Visit London's Bidwell says: "Virgin Radio teamed up with Visit London to make music history with this gig and 200 people saw something that could only have happened in London. It showed the world what a surprising and cutting edge place the capital can be."
The River Thames, often seen as an under-utilised event space, also played its part in the month-long campaign. On 16 September a flotilla of boats made its way along the river from Greenwich in a solemn re-enactment of the funeral of Lord Nelson after his victory at the Battle of Trafalgar.
Oarsmen in the uniforms of 200 years ago made their way upriver, accompanying the New Trafalgar Dispatch contained in a scale replica coffin of the one that carried Nelson along the same route. The Flotilla was greeted by a 15-gun salute from HMS Belfast and berthed at the headquarters ship, Wellington, at Middle Temple pier, where the Princess Royal and the Dean of St Paul's met the first Sea Lord aboard the crafts.
Two days later the river formed the backdrop to The Mayor's Thames Festival from 17-18 September, as a riverside bazaar with food, drink, arts and craft from around the world set up its pitch between Tower Bridge and Westminster Bridge. Next to Tate Modern, a live performance by musician Robert Miles was accompanied by spectacular projections on to a helium-filled sphere that rose above the audience's heads.
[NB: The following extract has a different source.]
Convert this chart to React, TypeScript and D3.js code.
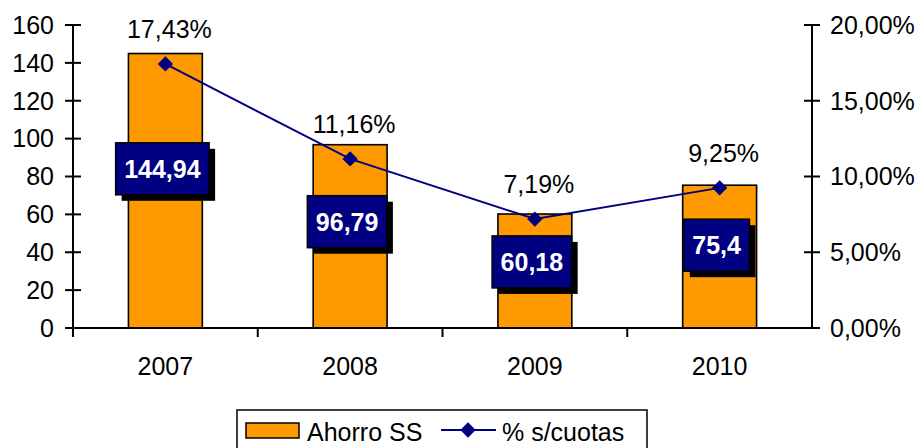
import React from 'react'
import * as d3 from 'd3'

const years = ['2007', '2008', '2009', '2010']
const ahorro = [144.94, 96.79, 60.18, 75.4]
const pctCuotas = [0.1743, 0.1116, 0.0719, 0.0925]
const leftTicks = [0, 20, 40, 60, 80, 100, 120, 140, 160]
const rightTicks = [0, 0.05, 0.1, 0.15, 0.2]
const legendNames = ['Ahorro SS', '% s/cuotas']

const width = 922
const height = 448
const marginLeft = 73
const marginRight = 110
const marginTop = 25
const plotBottom = 328
const font = '"Liberation Sans", Arial, sans-serif'
const fs = 25
const orange = '#FF9900'
const navy = '#000080'

const es = d3.formatLocale({ decimal: ',', thousands: '.', grouping: [3], currency: ['', ' €'] })
const fmtPct = es.format('.2%')
const fmtNum = es.format('~g')

const App = () => {
    const x = d3.scaleBand<string>()
        .domain(years)
        .range([marginLeft, width - marginRight])
        .paddingInner(0.6)
        .paddingOuter(0.3)
    const step = x.step()

    const y = d3.scaleLinear().domain([0, 160]).range([plotBottom, marginTop])
    const y2 = d3.scaleLinear().domain([0, 0.2]).range([plotBottom, marginTop])

    const cx = (d: string) => (x(d) ?? 0) + x.bandwidth() / 2

    const line = d3.line<number>()
        .x((_, i) => cx(years[i]))
        .y(d => y2(d))

    const xLeft = marginLeft
    const xRight = width - marginRight

    // legend layout
    const legX = 237
    const legY = 410

    return (
        <svg
            width={width}
            height={height}
            viewBox={`0 0 ${width} ${height}`}
            style={{ position: 'absolute', left: 0, top: 0, background: 'white' }}
            fontFamily={font}
        >
            {/* bars */}
            {ahorro.map((v, i) => (
                <rect
                    key={years[i]}
                    x={x(years[i])}
                    y={y(v)}
                    width={x.bandwidth()}
                    height={y(0) - y(v)}
                    fill={orange}
                    stroke="black"
                    strokeWidth={1.6}
                />
            ))}

            {/* left axis */}
            <line x1={xLeft} x2={xLeft} y1={marginTop} y2={plotBottom + 9} stroke="black" strokeWidth={2} />
            {leftTicks.map(t => (
                <g key={t}>
                    <line x1={xLeft - 8} x2={xLeft + 8} y1={y(t)} y2={y(t)} stroke="black" strokeWidth={2} />
                    <text x={xLeft - 19} y={y(t)} dy="0.35em" textAnchor="end" fontSize={fs}>{t}</text>
                </g>
            ))}

            {/* right axis */}
            <line x1={xRight} x2={xRight} y1={marginTop} y2={plotBottom} stroke="black" strokeWidth={2} />
            {rightTicks.map(t => (
                <g key={t}>
                    <line x1={xRight - 8} x2={xRight + 8} y1={y2(t)} y2={y2(t)} stroke="black" strokeWidth={2} />
                    <text x={xRight + 18} y={y2(t)} dy="0.35em" textAnchor="start" fontSize={fs}>{fmtPct(t)}</text>
                </g>
            ))}

            {/* category axis */}
            <line x1={xLeft} x2={xRight} y1={plotBottom} y2={plotBottom} stroke="black" strokeWidth={2} />
            {d3.range(1, years.length).map(i => (
                <line key={i} x1={xLeft + i * step} x2={xLeft + i * step} y1={plotBottom} y2={plotBottom + 9} stroke="black" strokeWidth={2} />
            ))}
            {years.map(yr => (
                <text key={yr} x={cx(yr)} y={375} textAnchor="middle" fontSize={fs}>{yr}</text>
            ))}

            {/* bar value labels */}
            {ahorro.map((v, i) => {
                const label = fmtNum(v)
                const tw = label.length * fs * 0.556 - (label.includes(',') ? fs * 0.278 : 0)
                const bw = tw + 17
                const bh = 52
                const ly = y(v * 0.58)
                const bx = cx(years[i]) - 3 - bw / 2
                return (
                    <g key={years[i]}>
                        <rect x={bx + 6} y={ly - bh / 2 + 6} width={bw} height={bh} fill="black" />
                        <rect x={bx} y={ly - bh / 2} width={bw} height={bh} fill={navy} stroke="black" strokeWidth={1.5} />
                        <text x={bx + bw / 2} y={ly} dy="0.36em" textAnchor="middle" fontSize={fs} fontWeight="bold" fill="white">{label}</text>
                    </g>
                )
            })}

            {/* percentage line */}
            <path d={line(pctCuotas) ?? ''} fill="none" stroke={navy} strokeWidth={2} />
            {pctCuotas.map((p, i) => (
                <g key={years[i]}>
                    <path
                        d={d3.symbol(d3.symbolDiamond2, 150)() ?? ''}
                        transform={`translate(${cx(years[i])},${y2(p)})`}
                        fill={navy}
                    />
                    <text x={cx(years[i]) + 4} y={y2(p) - 26} textAnchor="middle" fontSize={fs}>{fmtPct(p)}</text>
                </g>
            ))}

            {/* legend */}
            <rect x={legX} y={legY} width={410} height={60} fill="white" stroke="black" strokeWidth={1.5} />
            <rect x={legX + 9} y={legY + 13} width={53} height={15} fill={orange} stroke="black" strokeWidth={1.5} />
            <text x={legX + 70} y={legY + 28} dy="0.1em" fontSize={fs}>{legendNames[0]}</text>
            <line x1={legX + 204} x2={legX + 259} y1={legY + 20} y2={legY + 20} stroke={navy} strokeWidth={2} />
            <path d={d3.symbol(d3.symbolDiamond2, 150)() ?? ''} transform={`translate(${legX + 231},${legY + 20})`} fill={navy} />
            <text x={legX + 265} y={legY + 28} dy="0.1em" fontSize={fs}>{legendNames[1]}</text>
        </svg>
    )
}

export default App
Then on the Sunday evening, a night carnival saw 2,000 musicians, dancers and performers with illuminated costumes parade with floats along Victoria Embankment and across Blackfriars Bridge. The firework finale to the Thames Festival was set off from a barge on the river between Waterloo and Blackfriars bridges.
Visit London's Bidwell concludes: "Following the London bomb attacks we knew that we had to respond positively and quickly but leave enough space for the recovery from the shock of what happened.
"The Everyone's London and London in September campaigns have been great examples of what we the city can achieve by working as a collective strength - and we have proved that a dynamic event strategy works as an effective driver for brands such as London."